The Empulse’s motor revs out to a 9,000rpm redline and makes both peak power and peak efficiency at 7,000rpm. That’s a neat trick, because no matter if you want to accelerate hard or maximize range, all you need to do is keep revs between 6 and 8,000. The motor spins up very smoothly, sounding like the world’s meanest RC car, so there’s a row of LED shift lights along the top of the clocks that flash when you’re over 8k. I missed them a fair few times and the motor’s rev-limiter is very soft, all you notice is that the bike’s stopped accelerating.

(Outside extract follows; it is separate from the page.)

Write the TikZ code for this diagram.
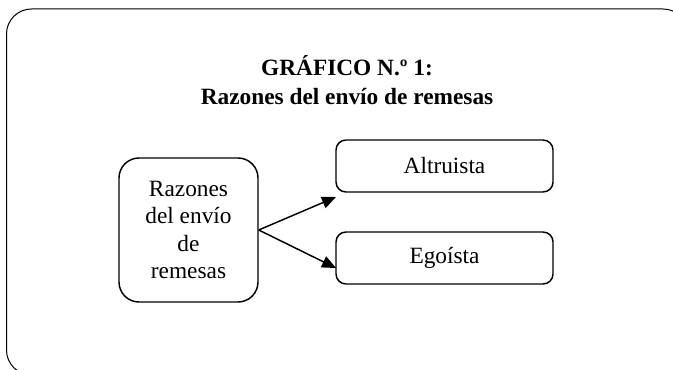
\documentclass[tikz,border=0pt]{standalone}
\usepackage{fontspec}
\setmainfont{Liberation Serif}
\usetikzlibrary{arrows.meta}

\tikzset{every picture/.style={line width=0.75pt}}
\tikzset{
	caja/.style={draw, line width=1.1pt, rounded corners=7.5pt, minimum width=162.75pt, minimum height=39pt, inner sep=0pt, font=\fontsize{17.5}{20.3}\selectfont},
	cajarazones/.style={caja, rounded corners=15pt, minimum width=104.25pt, minimum height=108pt, align=center},
	flecha/.style={line width=1.1pt, -{Triangle[length=10.5pt,width=9pt]}}
}

\begin{document}
\begin{tikzpicture}[x=0.75pt,y=0.75pt,yscale=-1,xscale=1]
	\useasboundingbox (0,0) rectangle (673,370);

	%Shape: Rounded Rect (marco)
	\begin{scope}
	\clip (0,0) rectangle (673,370);
	\draw [rounded corners=18.75pt] (6.5,9) rectangle (688,375);
	\end{scope}

	% Text Node
	\node (titulo) at (347,80) [font=\bfseries\fontsize{17.5}{21.75}\selectfont, align=center] {GRÁFICO N.º 1:\\Razones del envío de remesas};

	%Shape: Rounded Rect
	\node [cajarazones] (razones) at (188.5,230) {Razones\\del envío\\de\\remesas};
	%Shape: Rounded Rect
	\node [caja] (altruista) at (444.5,166) {Altruista};
	%Shape: Rounded Rect
	\node [caja] (egoista) at (444.5,258) {Egoísta};

	%Straight Lines
	\coordinate (puntaA) at (336,197);
	\coordinate (puntaB) at (336,268);
	\draw [flecha] (razones.east) -- (puntaA);
	\draw [flecha] (razones.east) -- (puntaB);

\end{tikzpicture}
\end{document}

With the need to chase a powerband, using the throttle, clutch and shift lever to do so, a much-needed level of man/machine interaction that’s been missing from electric motorcycles is recaptured by the Empulse. Riding along chasing a famous racer, dragging knees and pegs and climbing all over the bike, listening to the motor spin up and down sounding like a TIE Fighter there’s now nothing missing from the experience of riding an electric motorcycle. The Empulse is absolutely as involving as its ICE predecessors, adding a level of feel they could never have.

Brammo Empulse: the electric motorcycle has finally arrived

Riding along following Brian on the Triumph, Eric hangs back to ride next to me for a second. “Damn that thing’s annoying, huh?” Both he and I were happier on the Empulse, it simply feels like a more evolved motorcycle, no caveats needed. Electric motorcycles: finally here.